Problem to solve: In the records below, find the line that contains "Output the Python" and the line that contains "import plotly.graph_objects as go"; write out exactly those two lines and everything between them, without the pictures.

[Start Provided data]

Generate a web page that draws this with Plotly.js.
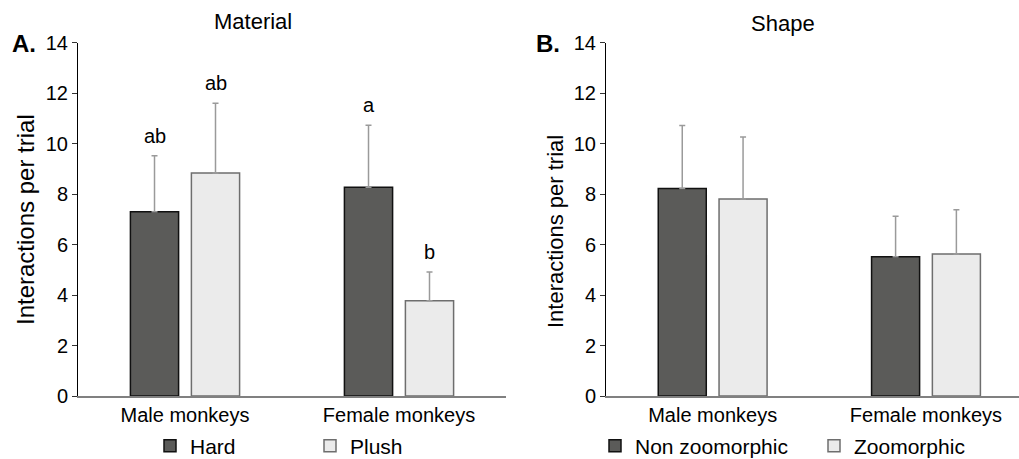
<!DOCTYPE html>
<html>
<head>
<meta charset="utf-8">
<script src="https://cdn.plot.ly/plotly-3.0.1.min.js"></script>
<style>body{margin:0;padding:0;background:#fff}</style>
</head>
<body>
<div id="chart" style="width:1019px;height:459px"></div>
<script>
// ---- data ----
var groups = ["Male monkeys", "Female monkeys"];

var materialSeries = ["Hard", "Plush"];
var hardMean = [7.3, 8.27];
var hardErr = [2.22, 2.46];
var plushMean = [8.84, 3.77];
var plushErr = [2.76, 1.14];
var hardLetters = ["ab", "a"];
var plushLetters = ["ab", "b"];

var shapeSeries = ["Non zoomorphic", "Zoomorphic"];
var nonZooMean = [8.22, 5.52];
var nonZooErr = [2.5, 1.6];
var zooMean = [7.81, 5.63];
var zooErr = [2.45, 1.75];

// ---- styles ----
var FONT = "Liberation Sans, Arial, sans-serif";
var DARK = "#5b5b59", LIGHT = "#ebebeb";
var BARGAP = 0.43, GROUPGAP = 0.21;
var W = 1019, H = 459;

function barTrace(name, y, err, color, lineColor, xa, ya, legend) {
  var zeros = y.map(function(){return 0;});
  return {
    type: "bar", name: name, x: groups, y: y,
    xaxis: xa, yaxis: ya, legend: legend,
    marker: {color: color, line: {color: lineColor, width: 1.5}},
    error_y: {type: "data", symmetric: false, array: err, arrayminus: zeros,
              color: "#9a9a9a", thickness: 1.5, width: 3},
    hoverinfo: "skip"
  };
}

var data = [
  barTrace(materialSeries[0], hardMean, hardErr, DARK, "#111", "x", "y", "legend"),
  barTrace(materialSeries[1], plushMean, plushErr, LIGHT, "#6e6e6e", "x", "y", "legend2"),
  barTrace(shapeSeries[0], nonZooMean, nonZooErr, DARK, "#111", "x2", "y2", "legend3"),
  barTrace(shapeSeries[1], zooMean, zooErr, LIGHT, "#6e6e6e", "x2", "y2", "legend4")
];

// letter annotations derived from data
var slot = (1 - BARGAP) / 2;
var annotations = [];
function addLetters(letters, mean, err, side) {
  letters.forEach(function(t, i) {
    annotations.push({
      xref: "x", yref: "y", x: i + side * slot / 2, y: mean[i] + err[i],
      text: t, showarrow: false, yanchor: "bottom", yshift: 7,
      font: {family: FONT, size: 20, color: "#000"}
    });
  });
}
addLetters(hardLetters, hardMean, hardErr, -1);
addLetters(plushLetters, plushMean, plushErr, 1);

function pText(px, py, text, size, extra) {
  var a = {xref: "paper", yref: "paper", x: px / W, y: 1 - py / H, text: text, showarrow: false,
           xanchor: "center", yanchor: "middle", font: {family: FONT, size: size, color: "#000"}};
  for (var k in (extra || {})) a[k] = extra[k];
  return a;
}
annotations.push(
  pText(253, 22, "Material", 22),
  pText(783, 23, "Shape", 22),
  pText(10, 43, "<b>A.</b>", 24, {xanchor: "left"}),
  pText(534, 44, "<b>B.</b>", 24, {xanchor: "left"}),
  pText(25, 220, "Interactions per trial", 24, {textangle: -90}),
  pText(555, 232, "Interactions per trial", 22, {textangle: -90})
);

var yDomain = [(H - 396) / H, 1 - 42.7 / H];
function yAxis(anchor) {
  return {
    domain: yDomain, anchor: anchor, range: [0, 14], dtick: 2, tick0: 0,
    showgrid: false, zeroline: false, showline: true, linecolor: "#000", linewidth: 1,
    ticks: "outside", ticklen: 5, tickcolor: "#333", tickwidth: 1,
    tickfont: {family: FONT, size: 20, color: "#000"}, fixedrange: true
  };
}
function xAxis(domain, range, anchor) {
  return {
    domain: domain, anchor: anchor, type: "category", range: range,
    showgrid: false, zeroline: false, showline: true, linecolor: "#808080", linewidth: 2,
    ticks: "", tickfont: {family: FONT, size: 20, color: "#000"}, fixedrange: true
  };
}
function leg(px) {
  return {orientation: "h", x: px / W, y: 1 - 446 / H, xanchor: "left", yanchor: "middle",
          font: {family: FONT, size: 21, color: "#000"}, itemwidth: 30,
          bgcolor: "rgba(0,0,0,0)", borderwidth: 0};
}

var layout = {
  width: W, height: H,
  margin: {l: 0, r: 0, t: 0, b: 0, autoexpand: false},
  paper_bgcolor: "#fff", plot_bgcolor: "rgba(0,0,0,0)",
  barmode: "group", bargap: BARGAP, bargroupgap: GROUPGAP,
  xaxis: xAxis([78 / W, 506 / W], [-0.5, 1.5], "y"),
  yaxis: yAxis("x"),
  xaxis2: xAxis([606 / W, 1], [-0.5, 1.436], "y2"),
  yaxis2: yAxis("x2"),
  legend: leg(150), legend2: leg(310), legend3: leg(595), legend4: leg(814),
  annotations: annotations,
  showlegend: true
};

Plotly.newPlot("chart", data, layout, {displayModeBar: false, staticPlot: true});
</script>
</body>
</html>
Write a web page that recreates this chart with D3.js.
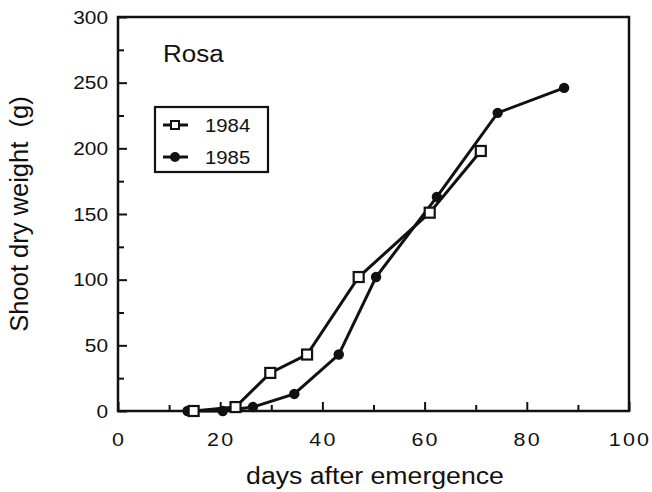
<!DOCTYPE html>
<html><head><meta charset="utf-8">
<script src="https://cdn.jsdelivr.net/npm/d3@7"></script>
<style>body{margin:0;background:#fff}svg{display:block}text{font-family:"Liberation Sans",Arial,sans-serif;fill:#111}</style>
</head><body><svg id="c" width="652" height="492"></svg>
<script>
const days1984 = [14.8, 23, 29.8, 37, 47.1, 61, 71];
const weight1984 = [0, 3, 29, 43, 102, 151, 198];
const days1985 = [13.6, 20.5, 26.4, 34.5, 43.2, 50.5, 62.4, 74.3, 87.3];
const weight1985 = [0, 0, 3, 13, 43, 102, 163, 227, 246];
const xTicks = [0, 20, 40, 60, 80, 100];
const yTicks = [0, 50, 100, 150, 200, 250, 300];
const seriesNames = ["1984", "1985"];

const svg = d3.select("#c");
const L = 118, R = 629, T = 17, B = 411;
const x = d3.scaleLinear().domain([0, 100]).range([L, R]);
const y = d3.scaleLinear().domain([0, 300]).range([B, T]);
const ink = "#111";
const SX = 1.13;

// frame
svg.append("rect").attr("x", L).attr("y", T).attr("width", R - L).attr("height", B - T)
  .attr("fill", "none").attr("stroke", ink).attr("stroke-width", 2.5);

// y axis ticks inward
const yAx = svg.append("g").attr("transform", `translate(${L},0)`)
  .call(d3.axisRight(y).tickValues(d3.range(0, 301, 25)).tickSize(8).tickFormat(""));
yAx.select(".domain").remove();
yAx.selectAll("line").attr("stroke", ink).attr("stroke-width", 2)
  .attr("x2", d => d % 50 === 0 ? 9 : 6);
svg.append("g").selectAll("text").data(yTicks).join("text")
  .attr("transform", d => `translate(108,${y(d) + 6.5}) scale(${SX},1)`)
  .attr("text-anchor", "end").attr("font-size", 18.5).text(d => d);

// x axis ticks inward
const xAx = svg.append("g").attr("transform", `translate(0,${B})`)
  .call(d3.axisTop(x).tickValues(d3.range(0, 101, 10)).tickSize(8).tickFormat(""));
xAx.select(".domain").remove();
xAx.selectAll("line").attr("stroke", ink).attr("stroke-width", 2)
  .attr("y2", d => d % 20 === 0 ? -9 : -6);
svg.append("g").selectAll("text").data(xTicks).join("text")
  .attr("transform", d => `translate(${x(d) + 1},446) scale(${SX},1)`)
  .attr("text-anchor", "middle").attr("font-size", 19).attr("letter-spacing", 2).text(d => d);

// axis titles
svg.append("text").attr("transform", `translate(375,484) scale(1.16,1)`).attr("text-anchor", "middle")
  .attr("font-size", 23).text("days after emergence");
svg.append("text").attr("transform", "translate(28,214) rotate(-90)").attr("text-anchor", "middle")
  .attr("font-size", 25.5).style("white-space", "pre").text("Shoot dry weight  (g)");

svg.append("text").attr("transform", `translate(163,62) scale(${SX},1)`).attr("font-size", 23).text("Rosa");

const line = d3.line().x(d => x(d[0])).y(d => y(d[1]));
const d84 = days1984.map((d, i) => [d, weight1984[i]]);
const d85 = days1985.map((d, i) => [d, weight1985[i]]);

svg.append("path").datum(d85).attr("d", line).attr("fill", "none").attr("stroke", ink).attr("stroke-width", 3);
svg.append("path").datum(d84).attr("d", line).attr("fill", "none").attr("stroke", ink).attr("stroke-width", 3);

svg.append("g").selectAll("circle").data(d85).join("circle")
  .attr("cx", d => x(d[0])).attr("cy", d => y(d[1])).attr("r", 5.2).attr("fill", ink);
svg.append("g").selectAll("rect").data(d84).join("rect")
  .attr("x", d => x(d[0]) - 5).attr("y", d => y(d[1]) - 5).attr("width", 10).attr("height", 10)
  .attr("fill", "#fff").attr("stroke", ink).attr("stroke-width", 2.2);

// legend
const lg = svg.append("g");
lg.append("rect").attr("x", 155).attr("y", 107).attr("width", 113).attr("height", 65)
  .attr("fill", "#fff").attr("stroke", ink).attr("stroke-width", 2.2);
seriesNames.forEach((n, i) => {
  const yy = 125 + i * 32;
  lg.append("line").attr("x1", 163).attr("x2", 188).attr("y1", yy).attr("y2", yy)
    .attr("stroke", ink).attr("stroke-width", 3);
  if (i === 0) {
    lg.append("rect").attr("x", 171).attr("y", yy - 4).attr("width", 8).attr("height", 8)
      .attr("fill", "#fff").attr("stroke", ink).attr("stroke-width", 2);
  } else {
    lg.append("circle").attr("cx", 175).attr("cy", yy).attr("r", 5).attr("fill", ink);
  }
  lg.append("text").attr("transform", `translate(205,${yy + 7}) scale(${SX},1)`)
    .attr("font-size", 18).text(n);
});
</script></body></html>
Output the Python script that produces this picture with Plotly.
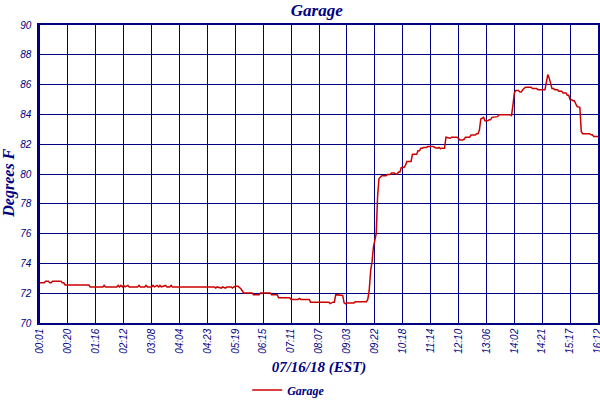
import plotly.graph_objects as go

# temperature log for the garage sensor, 07/16/18 (EST)
# reading number -> degrees F, only where the value changes
reading = [
    0, 3, 4, 6, 7, 8, 9, 15, 16, 17, 18, 35, 36, 45, 46, 47, 55, 56, 57, 58,
    59, 60, 61, 63, 64, 70, 71, 72, 75, 76, 77, 80, 81, 82, 84, 85, 86, 87, 90, 91,
    93, 94, 95, 125, 126, 127, 130, 131, 133, 134, 137, 138, 139, 140, 142, 144, 146, 152, 153, 157,
    158, 165, 166, 170, 171, 179, 180, 185, 186, 187, 193, 194, 207, 208, 210, 211, 212, 215, 216, 217,
    218, 219, 220, 225, 226, 234, 235, 236, 237, 238, 239, 240, 241, 242, 243, 245, 248, 249, 251, 252,
    254, 255, 256, 257, 258, 259, 261, 262, 263, 266, 267, 270, 271, 272, 273, 274, 275, 277, 278, 282,
    283, 285, 286, 287, 288, 290, 291, 294, 295, 299, 300, 301, 303, 304, 305, 308, 309, 312, 313, 314,
    315, 316, 318, 319, 321, 322, 323, 324, 328, 329, 337, 338, 339, 340, 341, 343, 344, 345, 346, 347,
    348, 352, 353, 356, 357, 362, 363, 364, 365, 366, 367, 368, 369, 371, 372, 374, 375, 377, 378, 379,
    380, 381, 382, 383, 384, 385, 387, 388, 389, 394, 395, 396, 397, 400,
]
temp_f = [
    72.7, 72.7, 72.8, 72.8, 72.7, 72.7, 72.8, 72.8, 72.7, 72.7, 72.55, 72.55, 72.42, 72.42, 72.52, 72.42, 72.42, 72.52, 72.42, 72.52,
    72.42, 72.52, 72.42, 72.52, 72.42, 72.42, 72.52, 72.42, 72.42, 72.52, 72.42, 72.42, 72.52, 72.42, 72.52, 72.42, 72.52, 72.42, 72.52, 72.42,
    72.42, 72.52, 72.42, 72.42, 72.34, 72.42, 72.34, 72.42, 72.34, 72.42, 72.42, 72.34, 72.42, 72.46, 72.46, 72.3, 72.02, 72.02, 71.9, 71.9,
    72.02, 72.02, 71.9, 71.9, 71.7, 71.7, 71.58, 71.58, 71.65, 71.58, 71.58, 71.4, 71.4, 71.3, 71.4, 71.4, 71.9, 71.9, 71.85, 71.85,
    71.35, 71.28, 71.35, 71.35, 71.42, 71.42, 71.6, 72.2, 73.5, 74.1, 75.1, 75.6, 76.0, 78.5, 79.7, 79.89, 79.89, 79.96, 79.96, 80.07,
    80.07, 80.0, 80.0, 80.13, 80.13, 80.44, 80.44, 80.6, 80.84, 80.84, 81.33, 81.33, 81.56, 81.56, 81.73, 81.73, 81.78, 81.78, 81.84, 81.84,
    81.78, 81.73, 81.78, 81.7, 81.73, 81.73, 82.47, 82.4, 82.47, 82.47, 82.4, 82.29, 82.29, 82.33, 82.47, 82.47, 82.62, 82.62, 82.7, 82.7,
    82.96, 83.69, 83.8, 83.57, 83.57, 83.64, 83.64, 83.8, 83.85, 83.98, 83.98, 83.92, 84.6, 85.44, 85.6, 85.6, 85.5, 85.5, 85.66, 85.78,
    85.82, 85.82, 85.73, 85.73, 85.66, 85.66, 86.1, 86.67, 86.45, 86.0, 85.73, 85.73, 85.66, 85.66, 85.55, 85.55, 85.44, 85.44, 85.28, 85.28,
    84.99, 84.99, 84.92, 84.92, 84.7, 84.52, 84.47, 82.85, 82.7, 82.7, 82.63, 82.63, 82.52, 82.52,
]

# a time label every 20 readings
tick_readings = list(range(0, 401, 20))
tick_labels = [
    "00:01", "00:20", "01:16", "02:12", "03:08", "04:04", "04:23", "05:19", "06:15", "07:11", "08:07",
    "09:03", "09:22", "10:18", "11:14", "12:10", "13:06", "14:02", "14:21", "15:17", "16:12",
]

NAVY = "#000080"
SERIF = "Liberation Serif, Times New Roman, serif"
SANS = "Liberation Sans, Arial, sans-serif"

fig = go.Figure()
fig.add_trace(go.Scatter(
    x=reading,
    y=temp_f,
    mode="lines",
    name="Garage",
    line=dict(color="#cc0000", width=1.5),
))

fig.update_layout(
    width=600,
    height=400,
    margin=dict(l=40, r=2, t=25, b=77, autoexpand=False),
    paper_bgcolor="white",
    plot_bgcolor="white",
    title=dict(
        text="Garage",
        x=0.528, xanchor="center",
        y=0.975, yanchor="middle",
        font=dict(family=SERIF, size=17, color=NAVY, weight="bold", style="italic"),
    ),
    showlegend=True,
    legend=dict(
        orientation="h",
        xref="container", yref="container",
        x=0.412, xanchor="left",
        y=0.025, yanchor="middle",
        font=dict(family=SERIF, size=12, color=NAVY, weight="bold", style="italic"),
        itemwidth=30,
    ),
    # y title as an annotation so it can sit a little below the middle
    annotations=[dict(
        text="Degrees F",
        xref="paper", yref="paper",
        x=-0.056, y=0.47,
        xanchor="center", yanchor="middle",
        textangle=-90,
        showarrow=False,
        font=dict(family=SERIF, size=16, color=NAVY, weight="bold", style="italic"),
    )],
)

fig.update_xaxes(
    range=[0, 400],
    automargin=False,
    tickmode="array",
    tickvals=tick_readings,
    ticktext=tick_labels,
    tickangle=-90,
    ticklabeloverflow="allow",
    tickfont=dict(family=SANS, size=10, color=NAVY, style="italic"),
    showgrid=True,
    gridcolor=NAVY,
    gridwidth=1.2,
    showline=True,
    linecolor=NAVY,
    linewidth=1.5,
    mirror=True,
    zeroline=False,
    title=dict(
        text="07/16/18 (EST)",
        standoff=14,
        font=dict(family=SERIF, size=15, color=NAVY, weight="bold", style="italic"),
    ),
)

fig.update_yaxes(
    range=[70, 90],
    automargin=False,
    dtick=2,
    tickfont=dict(family=SANS, size=10, color=NAVY, style="italic"),
    ticklabelstandoff=4,
    showgrid=True,
    gridcolor=NAVY,
    gridwidth=1.2,
    showline=True,
    linecolor=NAVY,
    linewidth=2.5,
    mirror=True,
    zeroline=False,
)

# drop the page's default body margin so the 600x400 figure fills the window
fig.write_html(
    "out.html",
    config={"displayModeBar": False},
    post_script="document.body.style.margin = '0';",
)
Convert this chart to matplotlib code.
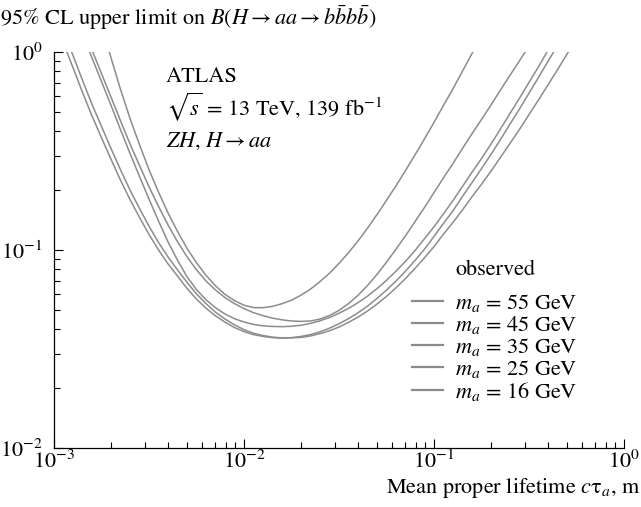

[End Provided data]

Response to the task:
Output the Python script that produces this picture with Plotly.
import plotly.graph_objects as go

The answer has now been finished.